HERE COME THE BULLETS!!!!!
- we treat them like we don't want them, even tell them so and then get offended when they get pregnant at 14 and have an abortion. well....
- they go off and have sex and now you're ashamed because she's being labeled in the streets... did you tell her how special her virginity was? did you tell her she needed to love and respect herself and she didn't have to look for that kind of attention?
- we kill more babies than spermicide but we won't talk to our kids about sex? stop acting like it's not happening. TALK TO YOUR DAUGHTER!

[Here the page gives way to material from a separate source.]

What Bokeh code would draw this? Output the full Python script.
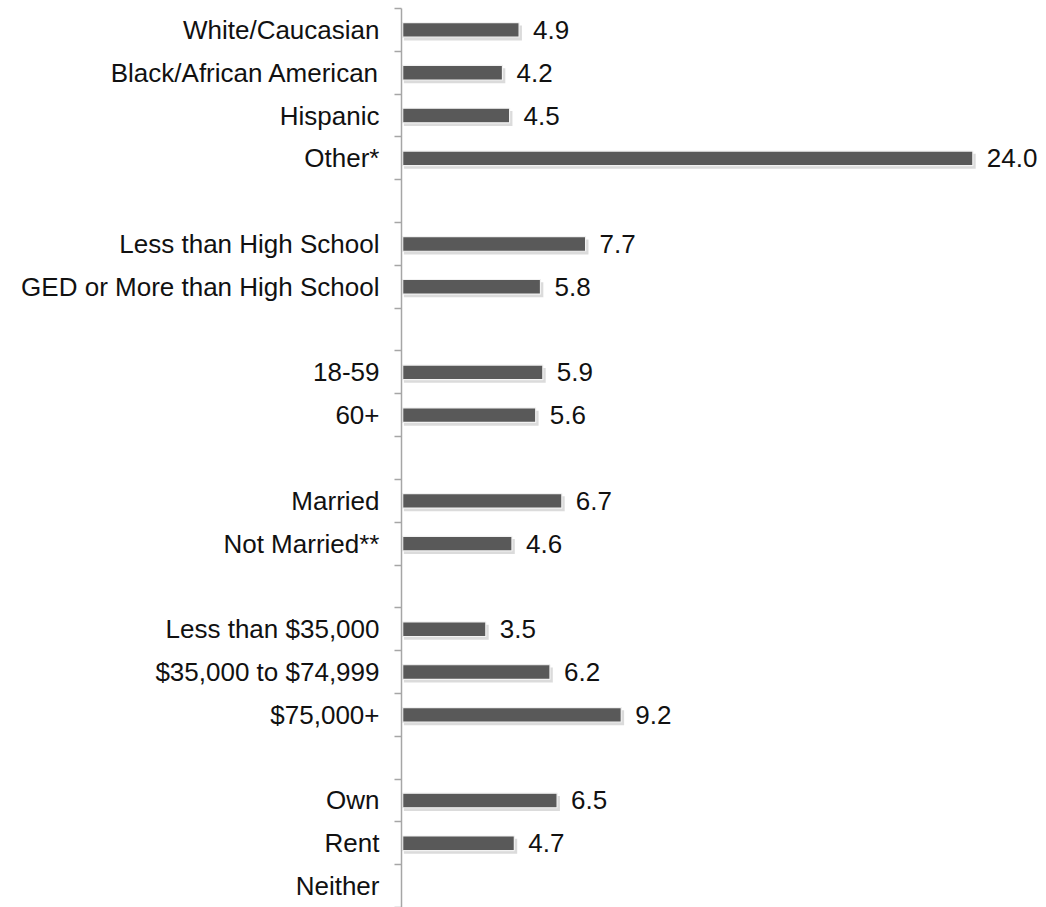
from bokeh.plotting import figure
from bokeh.models import Range1d, FixedTicker, ColumnDataSource
from bokeh.embed import file_html
from bokeh.resources import INLINE
from bokeh.core.properties import value

categories = ["White/Caucasian", "Black/African American", "Hispanic", "Other*", "",
              "Less than High School", "GED or More than High School", "",
              "18-59", "60+", "",
              "Married", "Not Married**", "",
              "Less than $35,000", "$35,000 to $74,999", "$75,000+", "",
              "Own", "Rent", "Neither"]
values = [4.9, 4.2, 4.5, 24.0, None,
          7.7, 5.8, None,
          5.9, 5.6, None,
          6.7, 4.6, None,
          3.5, 6.2, 9.2, None,
          6.5, 4.7, None]

n = len(categories)
ys, vs, labels = [], [], []
for i, v in enumerate(values):
    if v is not None:
        ys.append(i + 0.5)
        vs.append(v)
        labels.append(f"{v:.1f}")

src = ColumnDataSource(dict(y=ys, v=vs, lab=labels,
                            ys=[y + 0.07 for y in ys], vs=[v + 0.12 for v in vs]))

FONT = "Liberation Sans"
p = figure(width=1046, height=907, output_backend="svg", toolbar_location=None,
           x_range=Range1d(-0.05, 27.1), y_range=Range1d(n, 0),
           min_border_left=401, min_border_right=0, min_border_top=8, min_border_bottom=0)
p.outline_line_color = None
p.xgrid.visible = False
p.ygrid.visible = False
p.xaxis.visible = False

# shadow
p.hbar(y="ys", left=0.05, right="vs", height=0.35, source=src,
       fill_color="#bdbdbd", fill_alpha=0.55, line_color=None)
p.hbar(y="y", left=0, right="v", height=0.34, source=src,
       fill_color="#595959", line_color="#f2f2f2", line_width=1.2)
p.text(x="v", y="y", text="lab", source=src, x_offset=14,
       text_font=value(FONT), text_font_size="26px", text_color="#111111",
       text_align="left", text_baseline="middle")

ax = p.yaxis[0]
ax.ticker = FixedTicker(ticks=[i + 0.5 for i in range(n)],
                        minor_ticks=[float(i) for i in range(n + 1)])
ax.major_label_overrides = {i + 0.5: c for i, c in enumerate(categories)}
ax.major_tick_out = 0
ax.major_tick_in = 0
ax.minor_tick_out = 7
ax.minor_tick_in = 0
ax.minor_tick_line_color = "#a6a6a6"
ax.minor_tick_line_width = 1.5
ax.axis_line_color = "#a6a6a6"
ax.axis_line_width = 1.5
ax.major_label_standoff = 15
ax.major_label_text_font = FONT
ax.major_label_text_font_size = "26px"
ax.major_label_text_color = "#111111"

open("out.html", "w").write(file_html(p, INLINE))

- we don't stay in positive healthy lasting relationships... nuff said
- we sit by and turn a blind eye to sexual abuse and then are embarrassed when little Tiffany comes home butched out and wants to be called Big T. really?
the truth is, i think i'd be an excellent mother. because i believe down deep in my spirit that my greatest legacy will be my children. the fruit that i bear. my niece, and all little girls whose lives i will have any connection to will be treated, at least by me, like princesses, if for no other reason that it takes a whole village to make a woman.